Não quis encarar logo de cara o Dennis Lehane, para poder saborear melhor a leitura depois de ter adquirido alguns rudimentos de italiano. Assim foi que li primeiro “L’Ufficiale e La Spia” (“O Oficial e o Espião”), de Robert Harris (https://comunidaderesenhasliterarias.blogspot.com/2021/04/o-oficial-e-o-espiao-robert-harris.html) e “La Verità Su Bébé Donge” (aparentemente ainda sem versão em português), de Georges Simenon (https://comunidaderesenhasliterarias.blogspot.com/2021/09/la-verita-su-bebe-donge-georges-simenon.html).
Afinal me senti pronto para ler “La Morte Non Dimentica”. E foi só então que tive a curiosidade de saber qual era o título original da obra em inglês: “Mystic River”. Pera lá: mas esse é justamente o livro mais famoso de Lehane, que foi traduzido em português como… “Sobre Meninos e Lobos”! Eu não somente já li essa história, como perdi a conta do número de vezes que vi o filme, magistralmente dirigido por Clint Eastwood e com Sean Penn, Tim Robbins e Kevin Bacon nos papéis principais.
Se eu soubesse desde o início que esse era o livro do Dennis Lehane que eu tinha em mãos, o mais provável é que não me sentisse motivado a aprender italiano só para ler novamente. Contudo foi uma experiência maravilhosa retornar a uma história que admiro tanto, agora em um idioma no qual estou ainda engatinhando. Tudo considerado, só posso dizer que foi um ganho esplêndido começar a estudar uma nova língua, ainda que movido pelo desejo de ler mais um livro de um de meus autores favoritos!
Demorei contando isso tudo porque acho que tem a ver com o ponto central de “Mystic River”, que é muito bem sintetizado na fala de um dos personagens:
“Você já pensou em como a menor decisão que você toma pode mudar o rumo de sua vida?”
Vejo uma continuidade e uma expansão dessa questão na célebre frase de Robert Louis Stevenson:
“Todo mundo mais cedo ou mais tarde senta-se para um banquete de consequências.”
Toda ação gera uma reação. Essa é, fundamentalmente, a Lei do Karma, conceito da Filosofia Sankhya que é tão mal compreendido em nossos dias. Dennis Lehane é quase didático em sua alegoria da Lei do Karma, o que ajuda a tornar “Mystic River” um exemplo sublime da Arte em seu patamar mais elevado, ao conciliar entretenimento, prazer estético e convite à transcendência.

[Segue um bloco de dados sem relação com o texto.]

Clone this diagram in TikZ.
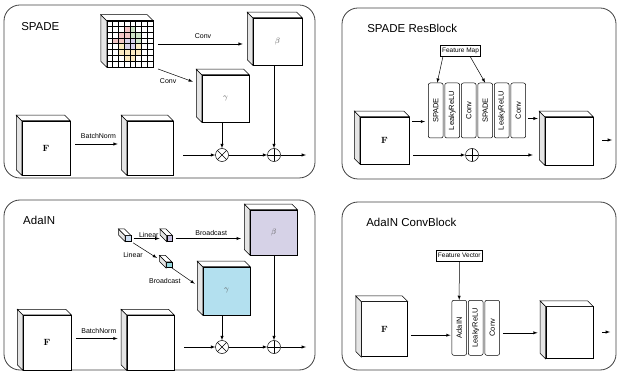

Uma sincronicidade digna de nota é que pensei muito em “Mystic River” quando estava lendo “Sobre a Escrita”, de Stephen King (https://comunidaderesenhasliterarias.blogspot.com/2022/05/as-preciosas-e-as-vezes-perigosas-dicas.html). Isso porque King foi bastante crítico aos livros escritos a partir do roteiro (plot), louvando uma forma de escrita mais intuitiva (que ele compara a escavar um fóssil). Pois bem, uma trama magistral como a de “Mystic River”, onde cada pequena peça da história está conectada com as demais, é uma das mais perfeitas demonstrações do bom uso do roteiro, e jamais poderia ter sido escrita da forma sugerida em “Sobre a Escrita”. O que mostra que, em se tratando da arte e do ofício de escrever, ninguém pode achar que disse a palavra definitiva.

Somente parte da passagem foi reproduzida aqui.